- What is expected: Take all the material and copy it exactly.

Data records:
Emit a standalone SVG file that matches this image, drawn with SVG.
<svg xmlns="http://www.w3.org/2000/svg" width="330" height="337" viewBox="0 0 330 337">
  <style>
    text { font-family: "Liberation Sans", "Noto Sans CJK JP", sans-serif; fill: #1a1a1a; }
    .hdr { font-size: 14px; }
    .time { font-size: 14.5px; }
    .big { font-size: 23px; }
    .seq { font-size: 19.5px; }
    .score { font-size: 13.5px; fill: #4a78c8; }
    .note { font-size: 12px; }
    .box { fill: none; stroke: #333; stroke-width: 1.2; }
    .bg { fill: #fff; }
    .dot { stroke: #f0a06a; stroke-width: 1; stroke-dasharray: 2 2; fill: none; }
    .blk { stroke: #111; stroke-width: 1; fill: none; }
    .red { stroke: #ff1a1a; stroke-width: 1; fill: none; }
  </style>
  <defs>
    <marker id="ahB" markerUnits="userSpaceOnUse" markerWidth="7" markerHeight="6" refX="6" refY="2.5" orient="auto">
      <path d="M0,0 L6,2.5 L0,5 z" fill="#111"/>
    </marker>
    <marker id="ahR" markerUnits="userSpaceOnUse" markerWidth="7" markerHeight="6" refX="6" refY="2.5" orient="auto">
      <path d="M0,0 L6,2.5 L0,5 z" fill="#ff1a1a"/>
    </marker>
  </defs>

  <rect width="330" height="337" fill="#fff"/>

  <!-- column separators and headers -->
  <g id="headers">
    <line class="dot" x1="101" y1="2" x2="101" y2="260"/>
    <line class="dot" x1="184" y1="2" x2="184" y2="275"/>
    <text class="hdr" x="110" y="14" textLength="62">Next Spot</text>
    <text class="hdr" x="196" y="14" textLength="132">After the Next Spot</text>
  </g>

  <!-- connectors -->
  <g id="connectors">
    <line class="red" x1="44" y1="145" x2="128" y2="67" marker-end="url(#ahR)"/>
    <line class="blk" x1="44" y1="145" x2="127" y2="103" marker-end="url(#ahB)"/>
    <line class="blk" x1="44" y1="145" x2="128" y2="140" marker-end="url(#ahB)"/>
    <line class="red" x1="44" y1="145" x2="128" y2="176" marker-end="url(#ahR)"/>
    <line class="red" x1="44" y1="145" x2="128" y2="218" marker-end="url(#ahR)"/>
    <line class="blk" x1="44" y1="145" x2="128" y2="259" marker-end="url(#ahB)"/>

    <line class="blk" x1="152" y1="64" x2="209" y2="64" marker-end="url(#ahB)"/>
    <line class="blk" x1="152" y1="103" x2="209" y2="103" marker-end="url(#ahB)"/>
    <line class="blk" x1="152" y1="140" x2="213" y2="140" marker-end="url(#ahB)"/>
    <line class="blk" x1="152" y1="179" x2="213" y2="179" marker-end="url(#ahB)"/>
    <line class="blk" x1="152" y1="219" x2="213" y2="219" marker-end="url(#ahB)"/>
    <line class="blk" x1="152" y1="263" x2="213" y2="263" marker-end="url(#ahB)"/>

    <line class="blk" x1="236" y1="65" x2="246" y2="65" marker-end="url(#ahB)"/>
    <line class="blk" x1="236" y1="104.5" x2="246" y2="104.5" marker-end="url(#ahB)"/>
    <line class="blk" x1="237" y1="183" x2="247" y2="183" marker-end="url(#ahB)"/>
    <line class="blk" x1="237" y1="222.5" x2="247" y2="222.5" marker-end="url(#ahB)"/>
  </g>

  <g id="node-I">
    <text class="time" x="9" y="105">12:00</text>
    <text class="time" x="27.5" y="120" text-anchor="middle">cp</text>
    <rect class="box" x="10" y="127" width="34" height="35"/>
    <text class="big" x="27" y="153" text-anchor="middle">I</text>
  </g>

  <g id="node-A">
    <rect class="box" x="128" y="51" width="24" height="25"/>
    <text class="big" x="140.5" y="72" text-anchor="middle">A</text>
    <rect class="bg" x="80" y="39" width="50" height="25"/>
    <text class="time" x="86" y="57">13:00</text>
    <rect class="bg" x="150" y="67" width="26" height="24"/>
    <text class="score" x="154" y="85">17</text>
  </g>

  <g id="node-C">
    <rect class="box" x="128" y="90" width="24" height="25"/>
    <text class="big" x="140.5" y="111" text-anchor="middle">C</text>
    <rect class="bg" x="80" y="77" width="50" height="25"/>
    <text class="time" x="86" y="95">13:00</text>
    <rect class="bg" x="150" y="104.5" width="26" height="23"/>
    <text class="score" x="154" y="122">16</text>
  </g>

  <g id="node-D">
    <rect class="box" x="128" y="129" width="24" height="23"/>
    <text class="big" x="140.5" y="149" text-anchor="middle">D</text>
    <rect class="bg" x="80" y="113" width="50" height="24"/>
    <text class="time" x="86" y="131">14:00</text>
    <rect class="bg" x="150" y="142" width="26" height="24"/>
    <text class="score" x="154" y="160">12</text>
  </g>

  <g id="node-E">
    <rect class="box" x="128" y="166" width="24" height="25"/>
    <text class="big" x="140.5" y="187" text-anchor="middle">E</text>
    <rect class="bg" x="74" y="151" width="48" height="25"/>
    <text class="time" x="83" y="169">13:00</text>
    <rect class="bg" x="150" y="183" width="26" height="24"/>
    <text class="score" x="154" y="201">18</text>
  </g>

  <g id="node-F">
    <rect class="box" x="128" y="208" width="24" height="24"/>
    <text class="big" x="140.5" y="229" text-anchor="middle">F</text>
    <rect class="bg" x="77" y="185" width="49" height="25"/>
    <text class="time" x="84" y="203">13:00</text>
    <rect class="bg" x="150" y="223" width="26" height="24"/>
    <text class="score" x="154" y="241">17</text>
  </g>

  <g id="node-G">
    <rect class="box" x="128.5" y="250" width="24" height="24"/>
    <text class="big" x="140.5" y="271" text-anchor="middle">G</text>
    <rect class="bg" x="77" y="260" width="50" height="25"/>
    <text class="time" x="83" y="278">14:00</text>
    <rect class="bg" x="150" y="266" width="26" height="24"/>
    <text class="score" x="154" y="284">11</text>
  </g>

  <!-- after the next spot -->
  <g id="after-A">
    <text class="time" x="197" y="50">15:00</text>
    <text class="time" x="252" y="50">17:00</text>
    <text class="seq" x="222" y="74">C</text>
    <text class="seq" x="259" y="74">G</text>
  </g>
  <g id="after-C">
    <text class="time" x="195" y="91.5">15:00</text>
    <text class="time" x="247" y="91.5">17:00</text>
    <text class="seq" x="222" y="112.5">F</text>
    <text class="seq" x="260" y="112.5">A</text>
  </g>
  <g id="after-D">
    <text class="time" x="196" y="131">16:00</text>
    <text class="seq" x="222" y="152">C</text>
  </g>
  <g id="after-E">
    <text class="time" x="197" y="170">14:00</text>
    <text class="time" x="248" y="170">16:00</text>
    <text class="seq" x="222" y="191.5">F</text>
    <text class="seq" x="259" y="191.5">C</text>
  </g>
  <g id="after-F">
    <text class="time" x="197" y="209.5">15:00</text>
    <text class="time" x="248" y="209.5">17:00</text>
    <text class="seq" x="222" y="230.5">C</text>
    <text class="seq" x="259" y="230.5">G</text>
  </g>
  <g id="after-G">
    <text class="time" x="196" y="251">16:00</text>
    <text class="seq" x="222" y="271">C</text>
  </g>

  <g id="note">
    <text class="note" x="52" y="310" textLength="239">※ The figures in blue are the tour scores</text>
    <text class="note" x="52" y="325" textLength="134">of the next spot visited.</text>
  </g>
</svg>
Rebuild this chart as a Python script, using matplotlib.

- Solution for this problem:
Emit a standalone SVG file that matches this image, drawn with SVG.
<svg xmlns="http://www.w3.org/2000/svg" width="330" height="337" viewBox="0 0 330 337">
  <style>
    text { font-family: "Liberation Sans", "Noto Sans CJK JP", sans-serif; fill: #1a1a1a; }
    .hdr { font-size: 14px; }
    .time { font-size: 14.5px; }
    .big { font-size: 23px; }
    .seq { font-size: 19.5px; }
    .score { font-size: 13.5px; fill: #4a78c8; }
    .note { font-size: 12px; }
    .box { fill: none; stroke: #333; stroke-width: 1.2; }
    .bg { fill: #fff; }
    .dot { stroke: #f0a06a; stroke-width: 1; stroke-dasharray: 2 2; fill: none; }
    .blk { stroke: #111; stroke-width: 1; fill: none; }
    .red { stroke: #ff1a1a; stroke-width: 1; fill: none; }
  </style>
  <defs>
    <marker id="ahB" markerUnits="userSpaceOnUse" markerWidth="7" markerHeight="6" refX="6" refY="2.5" orient="auto">
      <path d="M0,0 L6,2.5 L0,5 z" fill="#111"/>
    </marker>
    <marker id="ahR" markerUnits="userSpaceOnUse" markerWidth="7" markerHeight="6" refX="6" refY="2.5" orient="auto">
      <path d="M0,0 L6,2.5 L0,5 z" fill="#ff1a1a"/>
    </marker>
  </defs>

  <rect width="330" height="337" fill="#fff"/>

  <!-- column separators and headers -->
  <g id="headers">
    <line class="dot" x1="101" y1="2" x2="101" y2="260"/>
    <line class="dot" x1="184" y1="2" x2="184" y2="275"/>
    <text class="hdr" x="110" y="14" textLength="62">Next Spot</text>
    <text class="hdr" x="196" y="14" textLength="132">After the Next Spot</text>
  </g>

  <!-- connectors -->
  <g id="connectors">
    <line class="red" x1="44" y1="145" x2="128" y2="67" marker-end="url(#ahR)"/>
    <line class="blk" x1="44" y1="145" x2="127" y2="103" marker-end="url(#ahB)"/>
    <line class="blk" x1="44" y1="145" x2="128" y2="140" marker-end="url(#ahB)"/>
    <line class="red" x1="44" y1="145" x2="128" y2="176" marker-end="url(#ahR)"/>
    <line class="red" x1="44" y1="145" x2="128" y2="218" marker-end="url(#ahR)"/>
    <line class="blk" x1="44" y1="145" x2="128" y2="259" marker-end="url(#ahB)"/>

    <line class="blk" x1="152" y1="64" x2="209" y2="64" marker-end="url(#ahB)"/>
    <line class="blk" x1="152" y1="103" x2="209" y2="103" marker-end="url(#ahB)"/>
    <line class="blk" x1="152" y1="140" x2="213" y2="140" marker-end="url(#ahB)"/>
    <line class="blk" x1="152" y1="179" x2="213" y2="179" marker-end="url(#ahB)"/>
    <line class="blk" x1="152" y1="219" x2="213" y2="219" marker-end="url(#ahB)"/>
    <line class="blk" x1="152" y1="263" x2="213" y2="263" marker-end="url(#ahB)"/>

    <line class="blk" x1="236" y1="65" x2="246" y2="65" marker-end="url(#ahB)"/>
    <line class="blk" x1="236" y1="104.5" x2="246" y2="104.5" marker-end="url(#ahB)"/>
    <line class="blk" x1="237" y1="183" x2="247" y2="183" marker-end="url(#ahB)"/>
    <line class="blk" x1="237" y1="222.5" x2="247" y2="222.5" marker-end="url(#ahB)"/>
  </g>

  <g id="node-I">
    <text class="time" x="9" y="105">12:00</text>
    <text class="time" x="27.5" y="120" text-anchor="middle">cp</text>
    <rect class="box" x="10" y="127" width="34" height="35"/>
    <text class="big" x="27" y="153" text-anchor="middle">I</text>
  </g>

  <g id="node-A">
    <rect class="box" x="128" y="51" width="24" height="25"/>
    <text class="big" x="140.5" y="72" text-anchor="middle">A</text>
    <rect class="bg" x="80" y="39" width="50" height="25"/>
    <text class="time" x="86" y="57">13:00</text>
    <rect class="bg" x="150" y="67" width="26" height="24"/>
    <text class="score" x="154" y="85">17</text>
  </g>

  <g id="node-C">
    <rect class="box" x="128" y="90" width="24" height="25"/>
    <text class="big" x="140.5" y="111" text-anchor="middle">C</text>
    <rect class="bg" x="80" y="77" width="50" height="25"/>
    <text class="time" x="86" y="95">13:00</text>
    <rect class="bg" x="150" y="104.5" width="26" height="23"/>
    <text class="score" x="154" y="122">16</text>
  </g>

  <g id="node-D">
    <rect class="box" x="128" y="129" width="24" height="23"/>
    <text class="big" x="140.5" y="149" text-anchor="middle">D</text>
    <rect class="bg" x="80" y="113" width="50" height="24"/>
    <text class="time" x="86" y="131">14:00</text>
    <rect class="bg" x="150" y="142" width="26" height="24"/>
    <text class="score" x="154" y="160">12</text>
  </g>

  <g id="node-E">
    <rect class="box" x="128" y="166" width="24" height="25"/>
    <text class="big" x="140.5" y="187" text-anchor="middle">E</text>
    <rect class="bg" x="74" y="151" width="48" height="25"/>
    <text class="time" x="83" y="169">13:00</text>
    <rect class="bg" x="150" y="183" width="26" height="24"/>
    <text class="score" x="154" y="201">18</text>
  </g>

  <g id="node-F">
    <rect class="box" x="128" y="208" width="24" height="24"/>
    <text class="big" x="140.5" y="229" text-anchor="middle">F</text>
    <rect class="bg" x="77" y="185" width="49" height="25"/>
    <text class="time" x="84" y="203">13:00</text>
    <rect class="bg" x="150" y="223" width="26" height="24"/>
    <text class="score" x="154" y="241">17</text>
  </g>

  <g id="node-G">
    <rect class="box" x="128.5" y="250" width="24" height="24"/>
    <text class="big" x="140.5" y="271" text-anchor="middle">G</text>
    <rect class="bg" x="77" y="260" width="50" height="25"/>
    <text class="time" x="83" y="278">14:00</text>
    <rect class="bg" x="150" y="266" width="26" height="24"/>
    <text class="score" x="154" y="284">11</text>
  </g>

  <!-- after the next spot -->
  <g id="after-A">
    <text class="time" x="197" y="50">15:00</text>
    <text class="time" x="252" y="50">17:00</text>
    <text class="seq" x="222" y="74">C</text>
    <text class="seq" x="259" y="74">G</text>
  </g>
  <g id="after-C">
    <text class="time" x="195" y="91.5">15:00</text>
    <text class="time" x="247" y="91.5">17:00</text>
    <text class="seq" x="222" y="112.5">F</text>
    <text class="seq" x="260" y="112.5">A</text>
  </g>
  <g id="after-D">
    <text class="time" x="196" y="131">16:00</text>
    <text class="seq" x="222" y="152">C</text>
  </g>
  <g id="after-E">
    <text class="time" x="197" y="170">14:00</text>
    <text class="time" x="248" y="170">16:00</text>
    <text class="seq" x="222" y="191.5">F</text>
    <text class="seq" x="259" y="191.5">C</text>
  </g>
  <g id="after-F">
    <text class="time" x="197" y="209.5">15:00</text>
    <text class="time" x="248" y="209.5">17:00</text>
    <text class="seq" x="222" y="230.5">C</text>
    <text class="seq" x="259" y="230.5">G</text>
  </g>
  <g id="after-G">
    <text class="time" x="196" y="251">16:00</text>
    <text class="seq" x="222" y="271">C</text>
  </g>

  <g id="note">
    <text class="note" x="52" y="310" textLength="239">※ The figures in blue are the tour scores</text>
    <text class="note" x="52" y="325" textLength="134">of the next spot visited.</text>
  </g>
</svg>
Rebuild this chart as a Python script, using matplotlib.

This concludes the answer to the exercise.